Hughes left college after two semesters and worked as a truck farm laborer, waiter, and valet before accepting a berth as seaman aboard the S. S. Malone on a transatlantic haul to west Africa. This was his first trip abroad, and he anchored his optimism on the support of Joel Spingarn and Jessie Fauset and letters from Countée Cullen and Alain Locke. He became the only member of the Harlem Renaissance artists to sample the atmosphere of Nigeria and Angola. He reveled in the exotic fragrances and sights of the Canary Islands, Dakar, Timbuktu, and Lagos, source of his anti-European manifesto, "Liars."

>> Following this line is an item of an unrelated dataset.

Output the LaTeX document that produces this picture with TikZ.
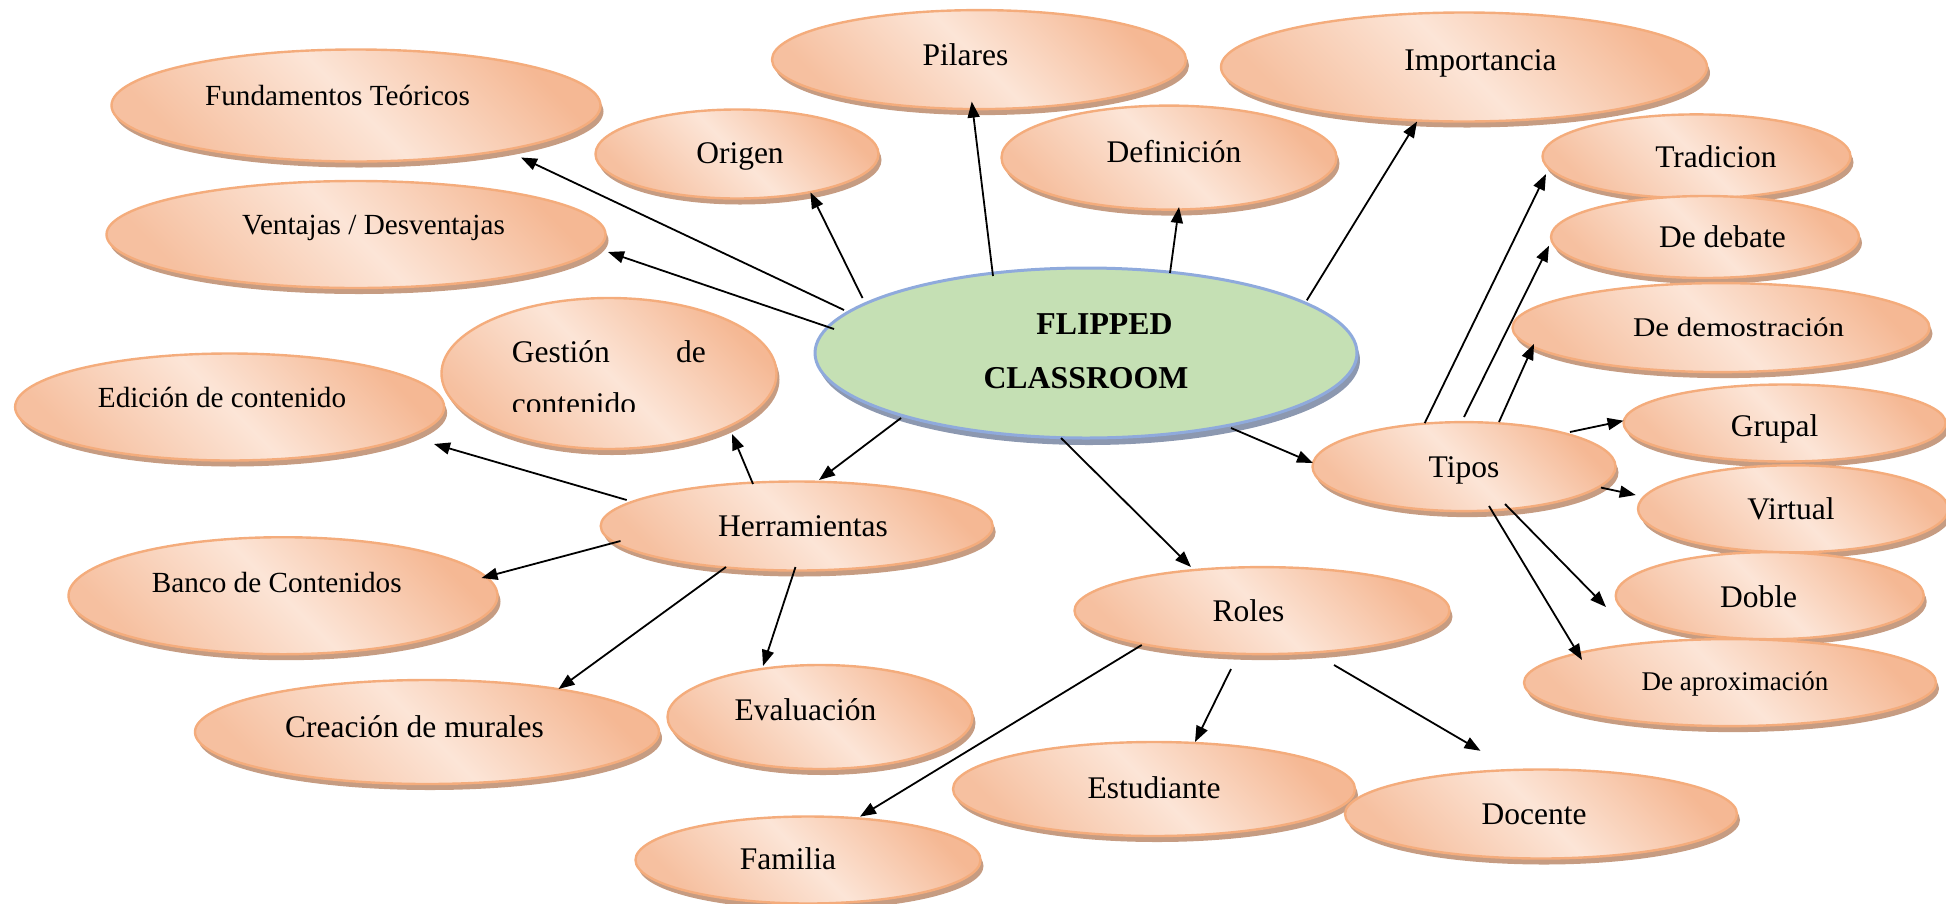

In 1924, Hughes cooked and washed dishes at Le Grand Duc, a chi-chi cabaret in the fashionable Montmartre section of Paris. After capturing dawn hours on the Rue Pigalle in "The Breath of a Rose," he welcomed the tutelage of Locke, who escorted him to the city's landmarks and the Piazza San Marco of Venice. Hughes returned to New York and published eleven poems in Locke's anthology, The New Negro (1925).
While busing dishes at the Wardman Park Hotel, Hughes left a few sheets of verse for the perusal of a diner, poet Vachal Lindsay. The next morning, the newspapers reported that Lindsay had discovered a prodigy among the kitchen help. By age 23, Hughes netted a poetry prize from Opportunity magazine for "The Weary Blues," a masterwork about a pianist he had heard at the Cotton Club. Hughes gained the ear of critic Carl van Vechten, who passed him on to publisher Alfred A. Knopf and encouraged the editors of Vanity Fair and American Mercury to publish a glittering new talent. On a Southern tour, he won the admiration of playwright Eugene O'Neill and poet James Weldon Johnson but met with smug, eloquent racism at Vanderbilt University, where Allen Tate declined to meet the celebrated Harlemite.